What do you do if your hobby has gone too far, if you’re just yearning to kick it, get rid of it for good? It’s all right if you collect stamps – you just sell them (or chuck them as they seem to have lost the value) but what if the visible result of your hobby forms a shameful heap in the middle of your garden?
Simple! You use the stuff to build a house. At least that’s what amateur palaeontologist Thomas Boylen did when he realised that what he has on his hands is a big dud.
He was busying himself excavating fragments of dinosaur skeletons for almost 20 years. Boylen’s hope was to collect enough fossil material to build a complete dinosaur skeleton. Unfortunately, it seemed that Wyoming was inhabited by all possible types of large and small dinosaurs.

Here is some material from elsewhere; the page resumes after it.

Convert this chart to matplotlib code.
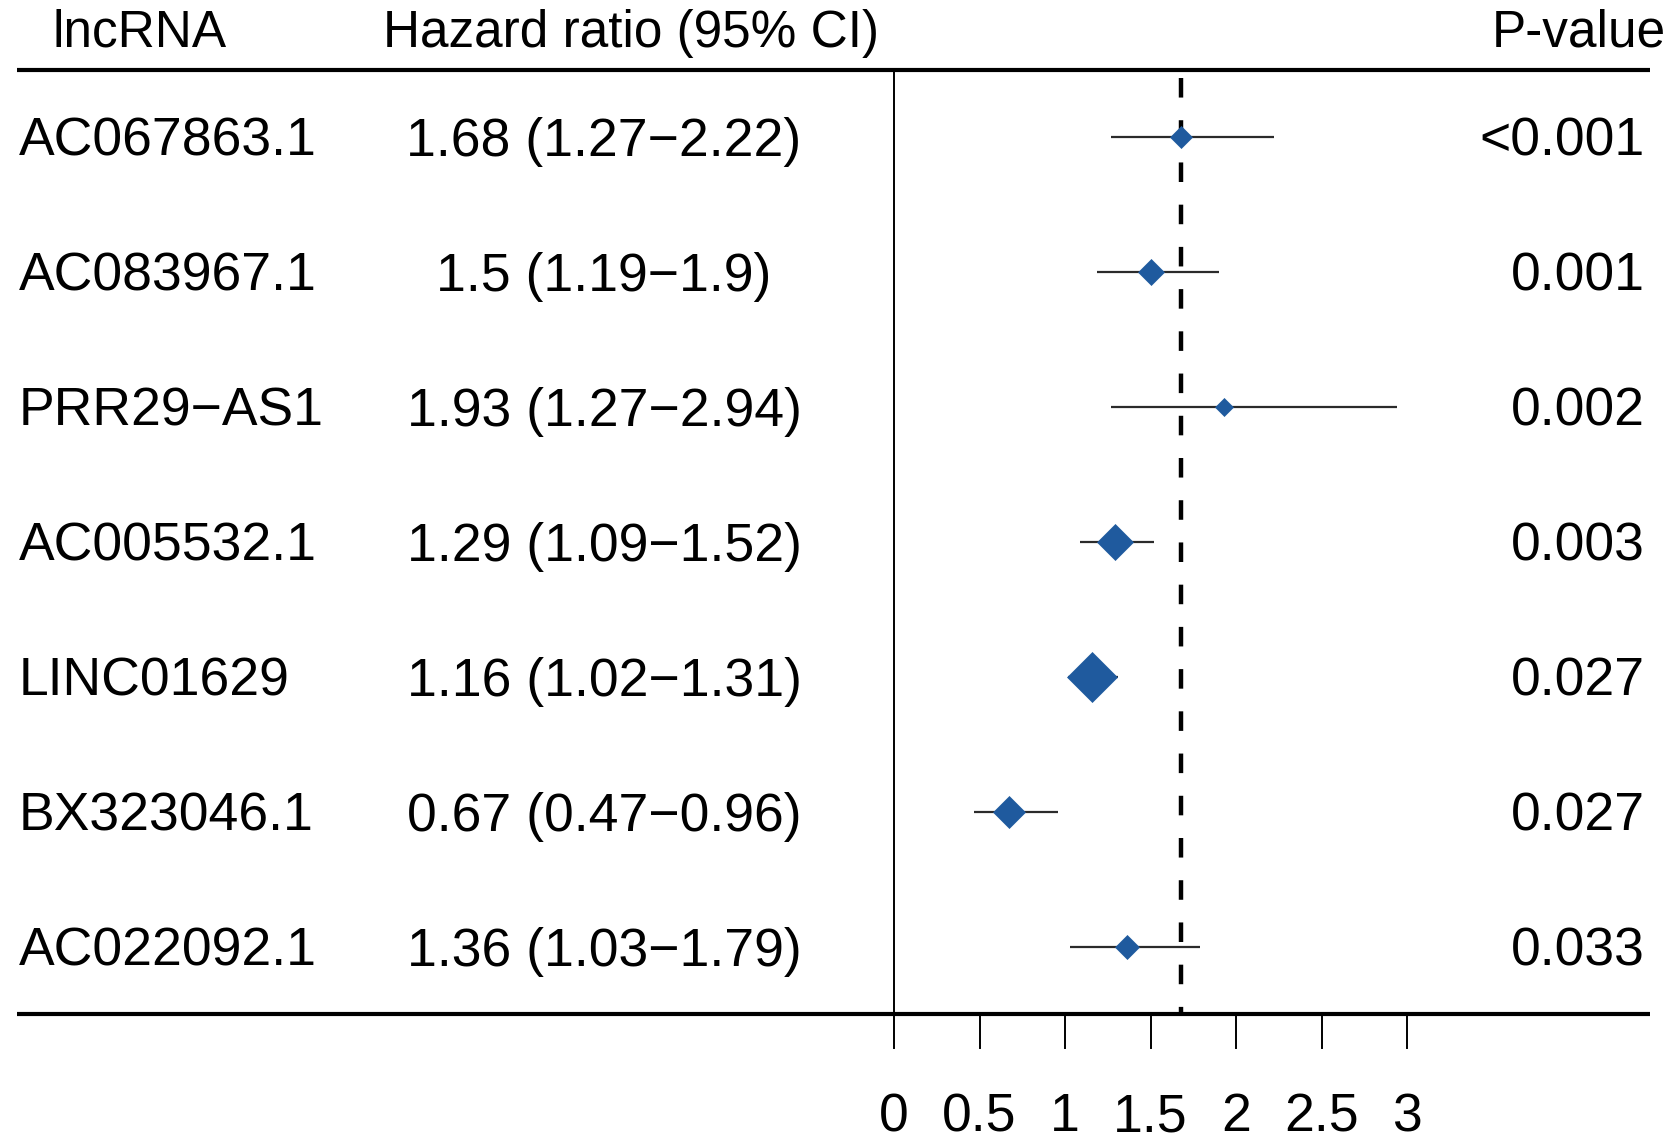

So the enthusiastic palaeontologist ended up with body parts belonging to different dinosaurs and although he could have gone all funny by constructing a non-existent dinosaur, he decided to have a more serious approach and kick his habit by using the bone fragments to build a house. It took him 5796 bone fragments to finish the house.
Majority of fossil material is as hard (or even harder) as rock and makes a good material. I can see the professional palaeontologists fainting, so I’ll better stop. You can find the house, now called the Fossil Cabin Museum, it can be found not far from a little town called Medicine Bow. If you happen to be in Wyoming, by all means pay this ultimate recycled house a visit.